Back by popular demand, (and subpoena by the Judge of Tigerton Dells), it’s the second installment of “The Adventures of Wickstrom.” (click here for Part One.)
We rejoin “Judge” Wickstrom at the conclusion of his second consecutive nine-month sentence for assuming to act as a public official (judge and clerk). And what, you ask, does Wickstrom do with his newfound freedom? He immediately sues a laundry list of Wisconsin state officials for putting him in prison, including two Attorneys General, the Shawano County District Attorney, several other public officials, witnesses in the criminal case, and “all spouses and kin and/or acquaintences [sic] of the [specifically named] Defendants.” When the state judges refused to grant Wickstrom motion for summary judgment, Wickstrom added the judges to the list of defendants too!

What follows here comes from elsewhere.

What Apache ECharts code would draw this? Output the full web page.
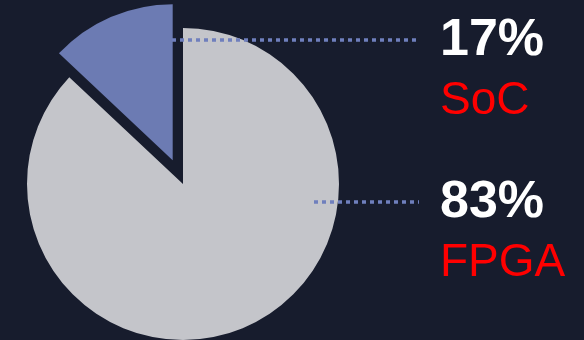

While Wickstrom’s “thirty-four-page, twenty-seven-count complaint lacked the descriptive clarity and precision typically characteristic of pleadings,” it was his filing of “numerous writs, notices, affidavits, and motions” that truly demonstrated his legal acumen. What Wickstrom didn’t understand, however, was that most real judicial orders neither have spelling errors such as “Realease” or “Premptory” in their titles nor are signed by the defendant in a case.
Once again, the judge didn’t exactly sympathize with Wickstrom:
[N]o party is justified in drafting documents that purport to be official Court orders that are, in fact, nothing more than ex parte directives and statements of intention, wholly lacking any judicial imprimatur. In the present case, plaintiffs have filed no fewer than eight such documents, each purporting in some respect to represent an official order of the District Court for the Eastern District of Wisconsin. Just as disturbing as the usurpation of the Court’s power and responsibility implicit in these documents is the fact that they purport to order others—both within and without the state and federal branches of government—to take some action in connection with this pending litigation. Among other things, the plaintiffs have “ordered”: (1) the Shawano County Circuit Court to stay execution of judgment in the two recent criminal cases in which plaintiffs were defendants; (2) all banks, credit unions, and savings and loan institutions to attach the assets of defendant Schmidt to guarantee satisfaction of any judgment in plaintiff’s favor; (3) the Shawano County Register of Deeds to register the land title document upon which this action is, in part, based; and (4) the Shawano County Clerk of Court to release certain monies paid as bail in the plaintiffs’ criminal prosecutions.
Wickstrom’s “judicial orders” frequently were accompanied by warnings against any interference or obstruction with the plaintiff’s efforts “to file and serve papers in [his] case.” The Court of course ignored these warnings, and ordered Wickstrom to stop serving people with “spurious documents” that only served “to disrupt the orderly progress of litigation” and promoted “no legitimate interest in resolving the various claims of the parties.” Wickstrom fought back, however, and served the Court with three papers entitled “Notice and Demand/Caveat.” These orders claimed that the Court acted outside of its jurisdiction when it “became a felon and a trader [sic] to the People of the United States,” and threatened the Court with civil prosecution:
Wherefore demand is upon you Judge Warren to stop and cease this malicious attack on my civil rights in this matter if you do not stop this malicious attack by March 8th, 1984, I will be forced to file an action against you, under Title 42 U.S.C. Section 1893, 1895, 1986 and 1988: with the pains and penalties set forth under Title 18 U.S.C. 241, 242, 2381, 2382, 2383, 2384, 285, 287, 3, 4, 872, 1001, 1341, 1621, 1622, 1623, 1509, 1510, 1503, 1501… (and the list goes on)… This legal Notice and DEMAND/CAVEAT is a warning of irregularities of my civil rights. Take Notice and govern yourself accordingly or action will be taken against you.
The Court again ignored Wickstrom’s warning, and slapped a hefty sanction on him—requiring him to pay the legal expenses of everyone he had involved in his “malicious litigation.”
The cases are: Wickstrom v. Ebert, et al, 101 F.R.D. 26, and Wickstrom v. Ebert, et al, 585 F. Supp. 924.